“Antigamente foi costume fazerem memoria das cousas que se fazião, assi erradas como dos valentes & nobres feytos…”
in “Chronica do Condestabre”, anónimo, 1440
Num período histórico em que tanto se fala da globalização, de “cidadãos do mundo” e ao mesmo tempo da extinção de culturas ancestrais e da biodiversidade, seria oportuno reflectirmos o contributo de investigadores sobre as identidades colectivas e a questão nacional.
Os textos bíblicos referiam-se ao Homem e à sua universalidade como uma criação de divina, a ideia de humanidade está registada desde a Antiguidade, não existindo especial novidade neste tema. Os vários internacionalismos dos séculos XIX e XX surgiram de ideologias em forma de desígnios que se contrapõem aos nacionalismos.
A percepção de pertencer a determinada comunidade permite ao indivíduo reconhecer a sua identidade, reforçada quando um Estado se estrutura como poder legitimado e autónomo num determinado território, assente em sistemas jurídico-constitucionais e de representação, em formas de organização social e económica.
Na constituição das identidades colectivas surgem sempre como elementos marcantes, a diferenciação em relação a outras comunidades, pertença com significado relevante e consequentemente atribuição de valor.
Contudo os Estados não evoluem todos da mesma forma, existem ou coexistem fenómenos culturais e económicos que orientam diferentes formas de organização da comunidade.
Portugal procura há muitos séculos entender-se, para além das lendas e mitos fundacionais, as suas origens, características diferenciadoras, a razão por que se constituiu desde o século XII como Estado independente, conservando as mesmas fronteiras continentais durante mais de 800 anos e porque atingiu o português expressão multicontinental, hoje o quinto mais falado do mundo, realidade que ultrapassa largamente a dimensão geográfica e demográfica do País.

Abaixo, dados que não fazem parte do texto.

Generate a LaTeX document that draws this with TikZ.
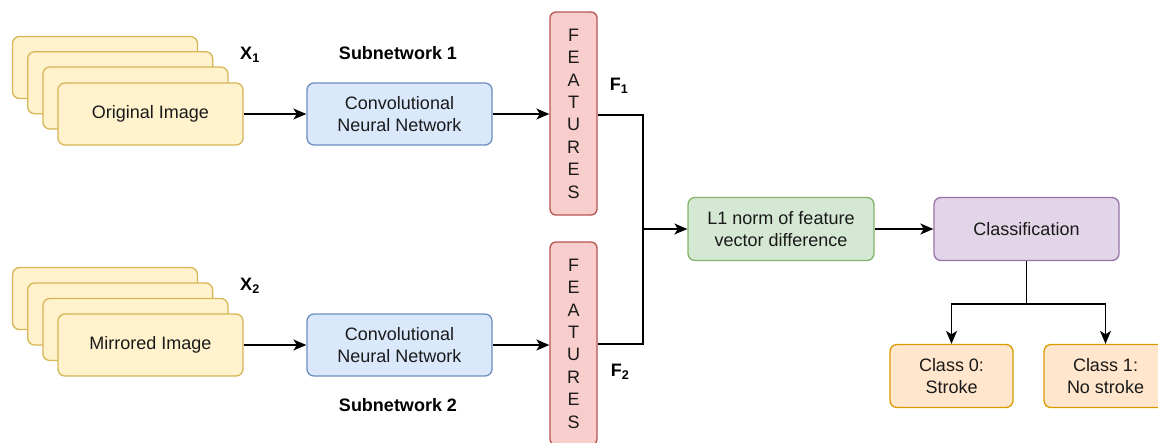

Oliveira Martins, um dos mais produtivos historiadores do século XIX, escrevia com a sua ironia sarcástica que “até hoje todas as tentativas para descobrir a nossa raça, têm falhado. Latinos, celtas, lusitanos e afinal moçárabes, têm passado: ficam os portugueses…Essa coesão ganha nas lutas na primeira dinastia, perde-se no século XVI, por causa das consequências do império oriental e da educação dos jesuítas. Portugal acaba; os Lusíadas são um epitáfio”.
Afirmação polémica é a de que “todas as fronteiras são culturais… o que separa as nações é a nacionalidade, não são os rios nem os montes”, foi escrita por António José Saraiva que afirmava a hispanidade da cultura portuguesa, sublinhando que “a velha língua em que Afonso Henriques aprendeu a falar, a língua dos senhores e campónios da Galiza e dos guerrilheiros das Beiras, teve um destino raro e privilegiado. Foi por ela que os galego-portugueses se sentiram diferentes dos castelhanos muito antes de Afonso Henriques ter assentado o reino de Portugal em Coimbra”.
O português foi e é falado em todo o território nacional, sendo este um elemento culturalmente diferenciador em relação a Espanha, Estado plurinacional coexistindo nele diversos idiomas como o basco, o catalão ou o galego,…
José Mattoso alertava que “fazer coincidir os Estados com áreas culturais resultaram normalmente de ideologias totalitárias”.
É hoje evidente que Portugal se afirmou no contexto de uma Península Ibérica, fracionada por reinos concorrentes, que ora se combatiam ora se aliavam, por conveniência e contratos matrimoniais. Na transição para a modernidade, D. João II “ O Príncipe Perfeito” e Isabel de Castela e Fernando de Aragão os“ Reis Católicos”, centralizaram o poder real, dando origem a uma visão estratégica universal para os dois reinos ibéricos, claramente evidenciada no Tratado de Tordesilhas.
A influência de factores geográficos foi rigorosamente analisada por Orlando Ribeiro na sua incontornável e bem fundamentada obra “Portugal: o Mediterraneo e o Atlântico”.
Aspecto também abordado é o “perfil psicológico” do português e o seu “destino”, por autores Luis de Camões, Antero de Quental (Causa da decadência dos povos peninsulares), Oliveira Martins, Fernando Pessoa (A mensagem), mais recentemente por Eduardo Lourenço (o Labirinto da Saudade) ou José Gil (O medo de existir), entre outros.
As elites político-económicas actuais e os seus aparelhos comunicacionais, culturalmente pouco formadas ou menos interessadas nestas questões indispensáveis para entender o mundo que vivemos, consideram que soluções supranacionais estritamente económico- financeiras podem prescindir de fundamentos histórico-culturais que continuam vivos.
Fernand Braudel chamou a atenção que as civilizações são eternas e quando menos se espera… renascem.